Request:
Extract the first line through the line containing "import matplotlib.pyplot as plt" from the listing below, exactly as written.

═══ Material provided ═══

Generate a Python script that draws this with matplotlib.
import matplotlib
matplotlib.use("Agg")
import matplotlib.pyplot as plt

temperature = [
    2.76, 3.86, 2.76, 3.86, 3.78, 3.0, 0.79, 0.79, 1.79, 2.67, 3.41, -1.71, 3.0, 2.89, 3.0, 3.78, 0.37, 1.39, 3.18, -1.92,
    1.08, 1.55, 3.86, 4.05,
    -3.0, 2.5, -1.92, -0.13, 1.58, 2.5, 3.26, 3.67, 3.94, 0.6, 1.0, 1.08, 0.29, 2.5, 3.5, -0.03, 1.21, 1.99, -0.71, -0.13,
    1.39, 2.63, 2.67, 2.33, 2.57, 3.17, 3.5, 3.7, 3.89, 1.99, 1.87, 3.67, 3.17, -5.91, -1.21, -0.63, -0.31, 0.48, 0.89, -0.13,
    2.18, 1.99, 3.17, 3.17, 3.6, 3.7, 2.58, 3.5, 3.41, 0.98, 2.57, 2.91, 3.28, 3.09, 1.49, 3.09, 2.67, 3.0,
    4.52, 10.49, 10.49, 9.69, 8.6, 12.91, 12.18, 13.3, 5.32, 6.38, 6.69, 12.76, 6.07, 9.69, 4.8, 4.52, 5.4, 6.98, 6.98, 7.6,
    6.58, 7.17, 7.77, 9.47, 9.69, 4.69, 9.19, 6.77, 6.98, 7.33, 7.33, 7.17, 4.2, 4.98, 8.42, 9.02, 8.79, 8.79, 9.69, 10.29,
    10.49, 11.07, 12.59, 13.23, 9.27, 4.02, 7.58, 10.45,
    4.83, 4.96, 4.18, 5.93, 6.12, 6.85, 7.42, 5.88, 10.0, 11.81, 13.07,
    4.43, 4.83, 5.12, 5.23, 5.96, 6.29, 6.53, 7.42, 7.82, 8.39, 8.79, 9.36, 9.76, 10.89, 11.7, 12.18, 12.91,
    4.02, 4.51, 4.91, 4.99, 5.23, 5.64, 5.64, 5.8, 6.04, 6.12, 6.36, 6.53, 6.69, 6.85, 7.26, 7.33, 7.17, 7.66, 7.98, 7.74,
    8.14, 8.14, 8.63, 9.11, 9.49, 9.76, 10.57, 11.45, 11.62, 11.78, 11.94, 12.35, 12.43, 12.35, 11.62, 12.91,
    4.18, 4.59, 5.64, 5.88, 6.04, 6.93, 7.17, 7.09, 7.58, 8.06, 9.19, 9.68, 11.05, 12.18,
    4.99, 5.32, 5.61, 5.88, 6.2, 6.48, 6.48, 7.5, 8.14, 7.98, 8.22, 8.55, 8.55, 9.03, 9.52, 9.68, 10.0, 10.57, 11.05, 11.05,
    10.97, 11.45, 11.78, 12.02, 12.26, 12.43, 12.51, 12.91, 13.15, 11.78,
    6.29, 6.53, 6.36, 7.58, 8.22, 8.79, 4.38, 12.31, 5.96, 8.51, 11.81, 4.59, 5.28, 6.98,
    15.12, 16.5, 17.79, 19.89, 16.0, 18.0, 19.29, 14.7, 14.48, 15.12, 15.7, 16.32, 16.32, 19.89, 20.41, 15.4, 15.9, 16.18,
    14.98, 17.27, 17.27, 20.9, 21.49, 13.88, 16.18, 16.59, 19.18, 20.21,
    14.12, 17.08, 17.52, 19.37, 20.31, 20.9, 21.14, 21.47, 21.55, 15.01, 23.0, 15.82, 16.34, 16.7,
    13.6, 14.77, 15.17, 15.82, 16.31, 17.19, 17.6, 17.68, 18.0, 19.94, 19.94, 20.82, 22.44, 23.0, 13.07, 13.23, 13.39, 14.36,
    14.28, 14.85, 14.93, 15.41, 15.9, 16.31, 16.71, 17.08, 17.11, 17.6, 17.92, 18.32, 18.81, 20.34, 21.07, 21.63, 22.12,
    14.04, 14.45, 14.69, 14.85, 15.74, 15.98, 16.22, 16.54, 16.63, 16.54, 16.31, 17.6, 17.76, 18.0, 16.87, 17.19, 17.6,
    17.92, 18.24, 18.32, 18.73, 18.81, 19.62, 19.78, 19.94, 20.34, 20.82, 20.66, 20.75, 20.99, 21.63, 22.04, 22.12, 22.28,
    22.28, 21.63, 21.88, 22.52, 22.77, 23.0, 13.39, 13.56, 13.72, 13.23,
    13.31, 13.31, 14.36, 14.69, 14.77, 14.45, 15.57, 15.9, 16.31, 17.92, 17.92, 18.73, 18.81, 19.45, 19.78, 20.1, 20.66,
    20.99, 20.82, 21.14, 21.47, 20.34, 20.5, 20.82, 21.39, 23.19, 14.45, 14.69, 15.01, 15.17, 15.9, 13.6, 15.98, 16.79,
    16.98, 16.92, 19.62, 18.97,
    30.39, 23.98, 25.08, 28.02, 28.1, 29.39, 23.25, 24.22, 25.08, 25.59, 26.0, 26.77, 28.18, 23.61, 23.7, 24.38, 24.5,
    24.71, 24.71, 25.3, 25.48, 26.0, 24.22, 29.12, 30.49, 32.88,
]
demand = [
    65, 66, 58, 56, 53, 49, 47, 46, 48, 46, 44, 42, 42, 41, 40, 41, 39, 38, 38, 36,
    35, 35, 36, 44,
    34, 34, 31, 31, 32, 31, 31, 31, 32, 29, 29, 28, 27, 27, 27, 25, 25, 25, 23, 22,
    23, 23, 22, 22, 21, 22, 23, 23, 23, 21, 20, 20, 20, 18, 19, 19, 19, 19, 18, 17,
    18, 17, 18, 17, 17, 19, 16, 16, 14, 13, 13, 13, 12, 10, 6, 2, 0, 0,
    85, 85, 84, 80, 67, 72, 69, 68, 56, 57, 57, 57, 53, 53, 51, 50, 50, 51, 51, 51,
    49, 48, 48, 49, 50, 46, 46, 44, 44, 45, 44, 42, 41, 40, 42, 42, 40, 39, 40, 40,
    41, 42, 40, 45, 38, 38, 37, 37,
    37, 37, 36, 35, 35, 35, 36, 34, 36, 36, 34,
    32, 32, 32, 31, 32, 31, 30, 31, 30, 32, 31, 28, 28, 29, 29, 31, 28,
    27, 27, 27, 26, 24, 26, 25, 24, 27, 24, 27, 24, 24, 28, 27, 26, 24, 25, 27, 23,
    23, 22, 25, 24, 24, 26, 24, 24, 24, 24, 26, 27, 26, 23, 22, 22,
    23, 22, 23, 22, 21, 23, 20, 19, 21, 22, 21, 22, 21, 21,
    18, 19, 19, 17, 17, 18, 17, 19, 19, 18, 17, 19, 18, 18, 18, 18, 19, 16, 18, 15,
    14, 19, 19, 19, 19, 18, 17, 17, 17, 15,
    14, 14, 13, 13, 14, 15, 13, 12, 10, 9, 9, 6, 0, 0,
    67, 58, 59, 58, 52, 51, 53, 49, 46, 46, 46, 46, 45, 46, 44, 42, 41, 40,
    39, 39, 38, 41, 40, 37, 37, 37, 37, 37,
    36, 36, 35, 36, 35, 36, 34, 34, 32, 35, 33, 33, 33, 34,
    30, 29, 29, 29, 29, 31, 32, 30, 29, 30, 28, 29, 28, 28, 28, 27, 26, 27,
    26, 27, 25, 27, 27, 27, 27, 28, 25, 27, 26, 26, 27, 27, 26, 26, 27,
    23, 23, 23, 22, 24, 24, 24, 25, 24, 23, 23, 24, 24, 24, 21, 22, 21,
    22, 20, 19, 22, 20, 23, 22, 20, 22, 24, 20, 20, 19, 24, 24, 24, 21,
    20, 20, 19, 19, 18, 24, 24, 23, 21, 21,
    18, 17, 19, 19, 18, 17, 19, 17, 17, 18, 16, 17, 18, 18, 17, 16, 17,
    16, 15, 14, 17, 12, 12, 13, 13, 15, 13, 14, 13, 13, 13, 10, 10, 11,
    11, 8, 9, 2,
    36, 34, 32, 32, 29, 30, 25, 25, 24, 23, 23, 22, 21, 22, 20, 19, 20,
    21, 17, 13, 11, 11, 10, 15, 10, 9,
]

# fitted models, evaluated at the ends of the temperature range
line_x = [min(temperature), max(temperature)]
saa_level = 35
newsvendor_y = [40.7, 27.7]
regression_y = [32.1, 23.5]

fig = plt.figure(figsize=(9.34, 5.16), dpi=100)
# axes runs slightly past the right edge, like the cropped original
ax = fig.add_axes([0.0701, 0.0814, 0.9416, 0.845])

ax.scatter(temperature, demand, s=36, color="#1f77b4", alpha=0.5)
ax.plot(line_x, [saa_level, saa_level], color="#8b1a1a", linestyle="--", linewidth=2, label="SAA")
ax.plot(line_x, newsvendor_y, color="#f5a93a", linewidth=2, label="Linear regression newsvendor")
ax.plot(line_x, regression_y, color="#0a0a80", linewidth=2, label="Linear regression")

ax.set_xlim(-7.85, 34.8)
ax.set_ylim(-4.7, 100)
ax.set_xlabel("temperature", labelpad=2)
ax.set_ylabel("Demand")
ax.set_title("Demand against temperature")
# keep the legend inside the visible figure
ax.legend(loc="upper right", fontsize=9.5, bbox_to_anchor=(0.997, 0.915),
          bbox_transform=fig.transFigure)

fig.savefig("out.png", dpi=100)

═══

Solution to this exercise:
Generate a Python script that draws this with matplotlib.
import matplotlib
matplotlib.use("Agg")
import matplotlib.pyplot as plt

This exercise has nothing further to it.